Revelation was nice, but come on. If you could write an age, wouldn't 
you make it possible to work *both* elevators at the same time? (Yes, I 
know there aren't two elevators: If you already played it, you know what 
I mean. If you haven't played it, I've avoided spoiling it.) At least it 
was fun to see the rest of Tomata. At this point, I think the series 
started going downhill: silly puzzles having little or nothing to do 
with the story. At least Exile had a *reason* for there to be blatant 
puzzles-for-the-sake-of-puzzles. (Altho I dunno. The idea that you'd 
build a door across a bridge over a lake to keep the birds out indicates 
you're at least a bit crazy. Maybe building locks onto stuff when you 
know you're the only person in the world is just the same sort of crazy? 
But singing dieties needing help with neurosurgery?) And at least, if 
you're expected to copy characters from one place to another, don't 
compress the images so much the characters are illegible. At least they 
explained where, in the world with only 3 people, the rest of the people 
went.

Uru was pretty sucky, altho some of the effects were nice. Lousy 
puzzles, lame journals, stupid goals. Of course, it was supposed to be 
continued as an MMORPG, but it was still lame. Altho it was kind of 
cool, after reading the first Myst novel, to see some of the places 
described therein. (Not that I'd recommend the novel; it too was pretty 
awful.) I couldn't get Path of the Shell to run - something weird with 
the video driver. (In case you wonder, for example, the giant vertical 
tunnel at the end of Uru is where the heroine gets into D'ni in the 
novel, after finding geological anomolies in the desert (which you see 
at the start of Uru) caused by digging said tunnel).

I played the demo for the fifth Myst series, but I haven't bought the 
game. Anyone who has, care to comment? It looked like they couldn't 
really come up with a game idea, and I didn't really want to spend $50 
on it, but it's probably pretty cheap by now.

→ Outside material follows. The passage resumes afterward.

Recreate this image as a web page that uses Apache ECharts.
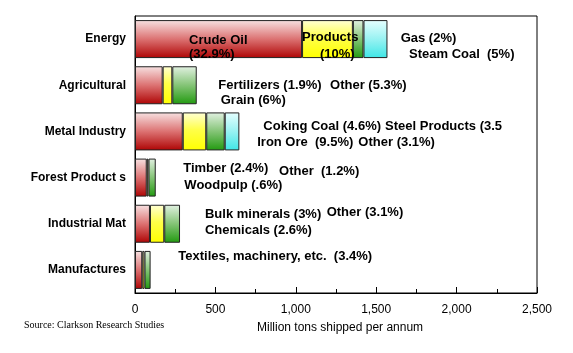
<!DOCTYPE html>
<html>
<head>
<meta charset="utf-8">
<script src="https://cdn.jsdelivr.net/npm/echarts@6/dist/echarts.min.js"></script>
<style>html,body{margin:0;padding:0;background:#fff;}#c{width:573px;height:353px;}</style>
</head>
<body>
<div id="c"></div>
<script>
// ---- data ----
var categories = ['Energy', 'Agricultural', 'Metal Industry', 'Forest Product s', 'Industrial Mat', 'Manufactures'];
var seg1 = [1039, 172, 297, 73, 93, 45];   // crude oil, grain, iron ore, timber, bulk minerals, textiles
var seg2 = [316, 60, 146, 11, 89, 14];     // products, fertilizers, coking coal, woodpulp, chemicals
var seg3 = [66, 152, 115, 45, 98, 38];     // gas, other, steel products, other, other
var seg4 = [149, '-', 91, '-', '-', '-'];  // steam coal, -, other
var xTicks = [0, 500, 1000, 1500, 2000, 2500];
// annotation texts: [text, x value, category]
var annoText = ['Crude Oil', '(32.9%)', 'Products', '(10%)', 'Gas (2%)', 'Steam Coal  (5%)',
  'Fertilizers (1.9%)', 'Other (5.3%)', 'Grain (6%)',
  'Coking Coal (4.6%)', 'Steel Products (3.5', 'Iron Ore  (9.5%)', 'Other (3.1%)',
  'Timber (2.4%)', 'Other  (1.2%)', 'Woodpulp (.6%)',
  'Bulk minerals (3%)', 'Other (3.1%)', 'Chemicals (2.6%)',
  'Textiles, machinery, etc.  (3.4%)'];
var annoX = [336, 336, 1039, 1150, 1652, 1704,
  518, 1213, 533,
  798, 1555, 760, 1389,
  300, 896, 307,
  435, 1192, 435,
  269];
var annoCat = [0, 0, 0, 0, 0, 0, 1, 1, 1, 2, 2, 2, 2, 3, 3, 3, 4, 4, 4, 5];
var annoDy = [1, 15, -2, 15, -1, 15, 0, 0, 15, -5, -5, 11, 11, -9, -6, 8, -9, -11, 7, -13];

function grad(stops) {
  return new echarts.graphic.LinearGradient(0, 0, 0, 1, stops.map(function (s) { return { offset: s[0], color: s[1] }; }));
}
var colors = [
  grad([[0, '#f7e2e2'], [0.5, '#dc7272'], [1, '#ae0404']]),
  grad([[0, '#ffffd6'], [0.45, '#ffff4a'], [1, '#ffff00']]),
  grad([[0, '#e2f1e2'], [0.5, '#84c476'], [1, '#229a10']]),
  grad([[0, '#e6ffff'], [0.5, '#98f2f2'], [1, '#3ee6e6']])
];
var segs = [seg1, seg2, seg3, seg4];
var FONT = '"Liberation Sans", Arial, Helvetica, sans-serif';

var series = segs.map(function (d, i) {
  return {
    type: 'bar', stack: 'total', data: d, barWidth: 38,
    itemStyle: { color: colors[i], borderColor: '#222', borderWidth: 1 },
    animation: false, silent: true
  };
});
series.push({
  type: 'scatter', symbolSize: 0, animation: false, silent: true, z: 10,
  itemStyle: { opacity: 1 },
  data: annoText.map(function (t, i) {
    return {
      name: t, value: [annoX[i], categories[annoCat[i]]],
      label: { offset: [0, annoDy[i]] }
    };
  }),
  label: {
    show: true, position: 'inside', align: 'left', verticalAlign: 'middle',
    formatter: function (p) { return p.name; }, opacity: 1,
    color: '#000', fontFamily: FONT, fontWeight: 'bold', fontSize: 13
  }
});

var chart = echarts.init(document.getElementById('c'), null, { renderer: 'canvas' });
chart.setOption({
  backgroundColor: '#fff',
  animation: false,
  grid: { left: 135, right: 36, top: 16, bottom: 60, show: true, borderColor: '#000', borderWidth: 1 },
  xAxis: {
    type: 'value', min: xTicks[0], max: xTicks[xTicks.length - 1], interval: 500,
    axisLine: { show: true, lineStyle: { color: '#000', width: 1 } },
    axisTick: { show: true, inside: true, length: 6, lineStyle: { color: '#000' } },
    minorTick: { show: true, splitNumber: 2, length: 4, lineStyle: { color: '#000' } },
    splitLine: { show: false },
    axisLabel: {
      color: '#000', fontFamily: FONT, fontSize: 12, margin: 11,
      formatter: function (v) { return v.toLocaleString('en-US'); }
    }
  },
  yAxis: {
    type: 'category', data: categories, inverse: true,
    axisLine: { show: true, lineStyle: { color: '#000', width: 1 } },
    axisTick: { show: true, inside: true, alignWithLabel: true, length: 5, lineStyle: { color: '#333' } },
    axisLabel: { color: '#000', fontFamily: FONT, fontWeight: 'bold', fontSize: 12, margin: 9, padding: [4, 0, 0, 0] }
  },
  graphic: [
    { type: 'text', left: 257, top: 322, style: { text: 'Million tons shipped per annum', fill: '#000', font: '12px ' + FONT } },
    { type: 'text', left: 24, top: 320, style: { text: 'Source: Clarkson Research Studies', fill: '#000', font: '10px "Liberation Serif", "Times New Roman", serif' } }
  ],
  series: series
});
</script>
</body>
</html>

Compare to seventh guest (which I gave up when I realized it was all 
classic puzzles like 8 queens set in a haunted house for some reason), 
Lighthouse (which railroaded you into (say) not letting you leave the 
house before you listened to your answering machine, and otherwise was a 
stupid pixel hunt), or Schizm (which had a great premise of having two 
characters you could switch between to solve puzzles, but started out 
with you rescuing an expedition which by the end you find out never 
actually existed (what??!) and which involved absurd rituals on the part 
of the natives obviously designed to just drag out the game without 
needing to actually create more content). Longest Journey had its 
moments, but the puzzles were lame, as well as frustratingly timed 
(e.g., you have grungy clothes. You can't go into the clothes store 
because it's too expensive. You go talk to someone in the next store 
over, who points out you're improperly dressed, so *now* you can go in 
the clothes store). It was more a "string together a bunch of 
conversations with long walks between" than an actual game, altho the 
story was indeed kind of cool. Also I'll admit some of the conversations 
were excellent: "What do you mean these things crash all the time? I 
heard they were the safest mode of travel!"  "Well, sure, as long as 
you're not flying one. They almost never land on pedestrians." I think 
there were maybe three puzzles in the whole game I had to think about, 
but dozens of times where the right thing to do was obvious, but I 
hadn't triggered the game into letting me do it *yet*.

So have you played the fifth Myst game? Have you played something else I 
haven't mentioned?

-- 
   Darren New / San Diego, CA, USA (PST)
     It's not feature creep if you put it
     at the end and adjust the release date.